What do you think about it? Do you have any suggestions for improvement? Maby something completely different? I thought about using Lighttpd and the mod_secdownload module. Unfortunately it cant check IP adress and I am not so flexible. It would have the advantage that the download validation would not need a php process to fire. But as it only runs short and doesnt read and output the data itself i think this is ok. Do you? I once did download using lighttpd on old throwaway pcs and the performance was awesome. I also thought about using nginx, but I have no experience with that. But
What do you think ab out the piped logging to a script that directly updates the database? Should I rather write requests to a job queue and update them in the database in a 2nd process that can handle delays? Or not do it at all but parse the log files at night? My thought that i would like to have it as real time as possible and dont have accumulated data somehwere else than in the central database. I also don't want to keep track on jobs running on all the servers. This could be a mess to maintain. There should be a simple unit test that generates a secured link, downlads it and checks whether everything worked and the logging has taken place.

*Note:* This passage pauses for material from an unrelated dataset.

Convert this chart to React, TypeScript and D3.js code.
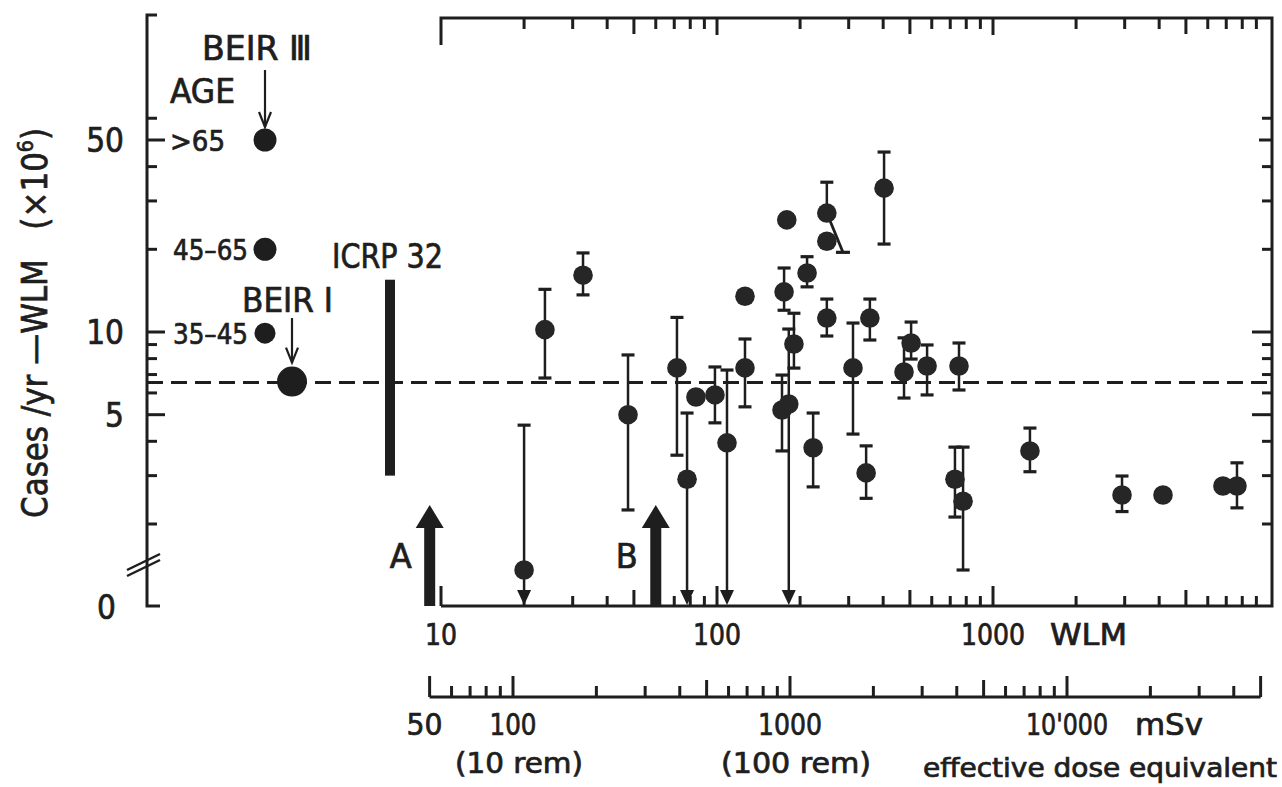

Any further suggestions? I am happy for any input you may have!
I am also planning to open soure all of this. I just think there needs to be an open source alternative to the expensive storage services as amazon s3 that is oriented on file downloads.
I really searched a lot but didnt find anything like this out there that. Of course I would re use an existing solution. Preferrably open source. Do you know of anything like that?